Until recently, India’s electoral regime has been characterised by a laudable anxiety and democratic imagination to ensure that the election authorities planned for voters’ adversity, precarity, dispossession and even their emotional ties. In other words, voters were considered to be ordinary residents.

What the narrowing confines of ‘real’ Indians means 

This administrative openness is now deliberately being narrowed down. The voice of citizens has become something to be legally proven with an unprecedented stringency. This bureaucratic constriction demonstrates that India is entering a dark new terrain.

It is also important to remember the non-documentary ways in which belonging and identification work in practice in the Indian state.

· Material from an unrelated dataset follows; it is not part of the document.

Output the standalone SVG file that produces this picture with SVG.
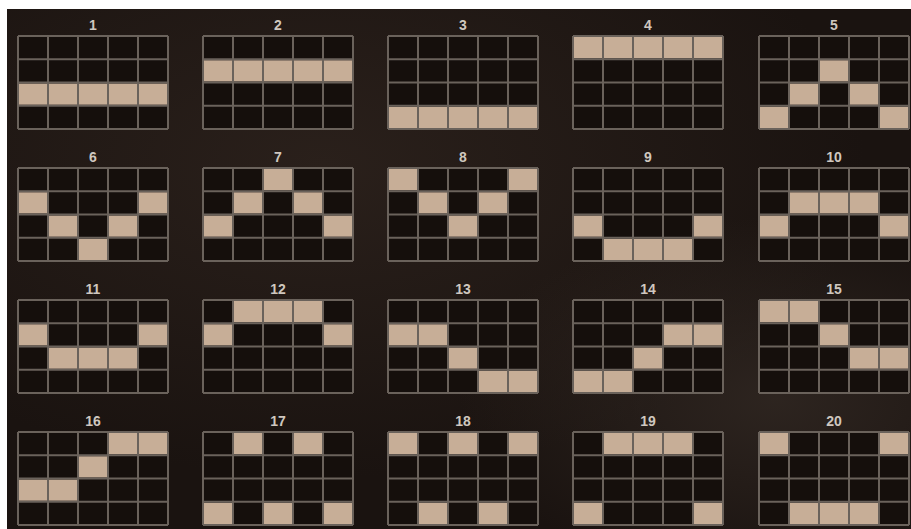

The starkest example of this is the recent crackdown on Bengali-speaking migrants across India. Bengali migrants have been detained in Rajasthan, Odisha, Chhattisgarh, and recently several have left Delhi and Gurugram before they were accused of being illegal” Bangladeshis.

Similarly, thousands of Muslims in Gujarat – many of whom possessed the supposedly correct documents – were recently rendered homeless after a similar crackdown.

Being documented or holding the correct papers – including the much-vaunted Aadhaar – does not anymore qualify anyone for Indian citizenship nor protect them from violence. What India is seeing today is the creation of a new category of people whose citizenship is suspect because of caste, class, gender, name, language, occupation and, even, speech, dress and deportment.

What both Bihar’s Special Intensive Revision and Assam’s National Register of Citizens demonstrate is that even the most heavily documented could be swallowed up by the bureaucratic machine and spat out as inadequate.

What is clear is that documents and identity cards have assumed monstrous powers over marginalised lives and that the state is clearly going further down the path of sorting out who can and cannot belong in New India.